** WHAT THE TASK REQUIRES **
Reproduce precisely the lines between the start of the data below and the line with "несколько юридических лиц</div>", both included.

:: RECORDED INFORMATION

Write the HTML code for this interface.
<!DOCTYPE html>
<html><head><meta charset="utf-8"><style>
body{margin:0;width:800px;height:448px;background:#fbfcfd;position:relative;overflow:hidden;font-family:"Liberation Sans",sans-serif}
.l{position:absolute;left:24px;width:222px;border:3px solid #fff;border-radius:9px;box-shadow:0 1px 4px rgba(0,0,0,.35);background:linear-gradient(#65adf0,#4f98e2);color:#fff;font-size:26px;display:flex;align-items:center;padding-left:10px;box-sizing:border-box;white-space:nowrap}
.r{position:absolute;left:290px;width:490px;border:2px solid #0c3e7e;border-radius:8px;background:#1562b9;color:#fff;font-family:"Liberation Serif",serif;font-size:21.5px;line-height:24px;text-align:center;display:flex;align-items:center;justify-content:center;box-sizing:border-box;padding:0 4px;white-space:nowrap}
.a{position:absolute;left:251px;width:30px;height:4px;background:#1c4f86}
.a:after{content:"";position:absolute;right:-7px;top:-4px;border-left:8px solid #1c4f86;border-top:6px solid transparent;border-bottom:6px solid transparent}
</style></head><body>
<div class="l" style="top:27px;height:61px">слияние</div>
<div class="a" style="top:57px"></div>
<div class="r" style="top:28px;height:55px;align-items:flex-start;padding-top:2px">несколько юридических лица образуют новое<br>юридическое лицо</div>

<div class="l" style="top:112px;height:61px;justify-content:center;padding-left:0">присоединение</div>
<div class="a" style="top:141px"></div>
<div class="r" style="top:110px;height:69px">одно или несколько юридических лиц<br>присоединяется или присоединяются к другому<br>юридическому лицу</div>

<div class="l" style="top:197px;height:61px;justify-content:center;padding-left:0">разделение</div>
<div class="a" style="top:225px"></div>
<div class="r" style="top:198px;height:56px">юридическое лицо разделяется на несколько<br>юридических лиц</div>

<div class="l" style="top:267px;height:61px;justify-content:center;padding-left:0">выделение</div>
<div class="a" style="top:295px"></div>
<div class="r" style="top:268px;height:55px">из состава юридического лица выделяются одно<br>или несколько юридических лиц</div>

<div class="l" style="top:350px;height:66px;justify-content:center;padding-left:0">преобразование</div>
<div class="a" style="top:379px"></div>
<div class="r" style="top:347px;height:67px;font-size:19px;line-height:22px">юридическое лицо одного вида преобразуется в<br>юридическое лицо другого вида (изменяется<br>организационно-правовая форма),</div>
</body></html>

::::

** SOLUTION TO THE PROBLEM **
Write the HTML code for this interface.
<!DOCTYPE html>
<html><head><meta charset="utf-8"><style>
body{margin:0;width:800px;height:448px;background:#fbfcfd;position:relative;overflow:hidden;font-family:"Liberation Sans",sans-serif}
.l{position:absolute;left:24px;width:222px;border:3px solid #fff;border-radius:9px;box-shadow:0 1px 4px rgba(0,0,0,.35);background:linear-gradient(#65adf0,#4f98e2);color:#fff;font-size:26px;display:flex;align-items:center;padding-left:10px;box-sizing:border-box;white-space:nowrap}
.r{position:absolute;left:290px;width:490px;border:2px solid #0c3e7e;border-radius:8px;background:#1562b9;color:#fff;font-family:"Liberation Serif",serif;font-size:21.5px;line-height:24px;text-align:center;display:flex;align-items:center;justify-content:center;box-sizing:border-box;padding:0 4px;white-space:nowrap}
.a{position:absolute;left:251px;width:30px;height:4px;background:#1c4f86}
.a:after{content:"";position:absolute;right:-7px;top:-4px;border-left:8px solid #1c4f86;border-top:6px solid transparent;border-bottom:6px solid transparent}
</style></head><body>
<div class="l" style="top:27px;height:61px">слияние</div>
<div class="a" style="top:57px"></div>
<div class="r" style="top:28px;height:55px;align-items:flex-start;padding-top:2px">несколько юридических лица образуют новое<br>юридическое лицо</div>

<div class="l" style="top:112px;height:61px;justify-content:center;padding-left:0">присоединение</div>
<div class="a" style="top:141px"></div>
<div class="r" style="top:110px;height:69px">одно или несколько юридических лиц<br>присоединяется или присоединяются к другому<br>юридическому лицу</div>

<div class="l" style="top:197px;height:61px;justify-content:center;padding-left:0">разделение</div>
<div class="a" style="top:225px"></div>
<div class="r" style="top:198px;height:56px">юридическое лицо разделяется на несколько<br>юридических лиц</div>

<div class="l" style="top:267px;height:61px;justify-content:center;padding-left:0">выделение</div>
<div class="a" style="top:295px"></div>
<div class="r" style="top:268px;height:55px">из состава юридического лица выделяются одно<br>или несколько юридических лиц</div>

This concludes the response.